Erst der Todesschmerz gibt dem eiteln, dem wetterwendischen und sinnlichen Herzen eine Stetigkeit und Charakterwürde, weil einen übersinnlichen Halt. Und in der Lösung aller innern Härten, im Schmerze, geschieht es, daß ein allzuenges Herz zum Gefühle der idealen Welt, zur Anschauung des Zukünftigen und Vergangenen, daß es zur Weltfühlung erweitert wird.

So muß der Tod, so müssen seine Schmerzen vollenden, was allen Mächten des Lebens nimmer gelingt; denn im Tode geschieht es, daß das Leben wiedergeboren, daß für eine Zeitlichkeit die Ewigkeit wiedergewonnen wird.

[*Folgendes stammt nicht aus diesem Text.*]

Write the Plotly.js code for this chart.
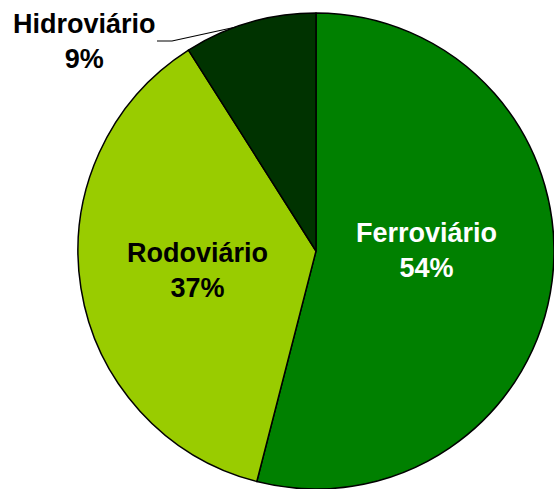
<!DOCTYPE html>
<html><head><meta charset="utf-8">
<script src="https://cdn.plot.ly/plotly-3.0.1.min.js"></script>
<style>html,body{margin:0;padding:0;background:#fff;}#chart{width:554px;height:489px;}</style>
</head><body><div id="chart"></div>
<script>
const labels = ["Ferroviário", "Rodoviário", "Hidroviário"];
const values = [54, 37, 9];
const colors = ["#008000", "#99CC00", "#003300"];
const textColors = ["#ffffff", "#000000", "#000000"];

const W = 554, H = 489;
const px = x => x / W, py = y => 1 - y / H;
// label centres (pixel) for each slice
const labelPos = [[426, 251], [197, 270], [84, 41]];

const annotations = labels.map((l, i) => ({
  xref: 'paper', yref: 'paper',
  x: px(labelPos[i][0]), y: py(labelPos[i][1]),
  xanchor: 'center', yanchor: 'middle',
  text: '<b>' + l + '<br>' + values[i] + '%</b>',
  showarrow: false,
  font: {family: 'Liberation Sans, Arial, sans-serif', size: 27, color: textColors[i]}
}));

const data = [{
  type: 'pie',
  labels: labels, values: values,
  sort: false, direction: 'clockwise', rotation: 0,
  marker: {colors: colors, line: {color: '#000000', width: 1.5}},
  textinfo: 'none', hoverinfo: 'none',
  domain: {x: [78 / W, 554 / W], y: [1 - 489 / H, 1 - 13 / H]}
}];

const layout = {
  width: W, height: H,
  margin: {l: 0, r: 0, t: 0, b: 0},
  paper_bgcolor: '#ffffff',
  showlegend: false,
  annotations: annotations,
  shapes: [{
    type: 'path', xref: 'paper', yref: 'paper',
    path: `M ${px(157)} ${py(41)} L ${px(172)} ${py(41)} L ${px(236)} ${py(27)}`,
    line: {color: '#000000', width: 1.2}
  }]
};
Plotly.newPlot('chart', data, layout, {staticPlot: true});
</script></body></html>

Wer das Schlimmste erfahren, steht erhaben über dem Leben: denn er ist Herr des Lebens, Tod und Schmerz rühren ihn nicht weiter an.

Wie man aber nur einmal des Lebens höchstes Entzücken erfahren, nur einmal lieben kann, so verzweifelt man auch nur einmal. Hat uns der Tod erst mit seinem übersinnlichen und ewigen Schmerze angerührt, so ist ihm ferner keine Gewalt über uns gegeben und kein Recht.

Wer das Liebste verloren, erfährt keinen neuen Schmerz mehr in dieser Welt; der alte kann sich nur erneuern, und dieser verklärte Schmerz ist dann die Poesie, die Läuterung und das Heiligtum des menschlichen Lebens.

Wir sind Gott, der Erde und dem Leben einen Tod schuldig. So laßt uns denn sterben, wie es unsterblichen Geistern und Seelen geziemt! Laßt uns dem Tode ins Antlitz schauen und mit ihm leben, wie Männer, wie die Kinder Gottes, mit freudigem Mut!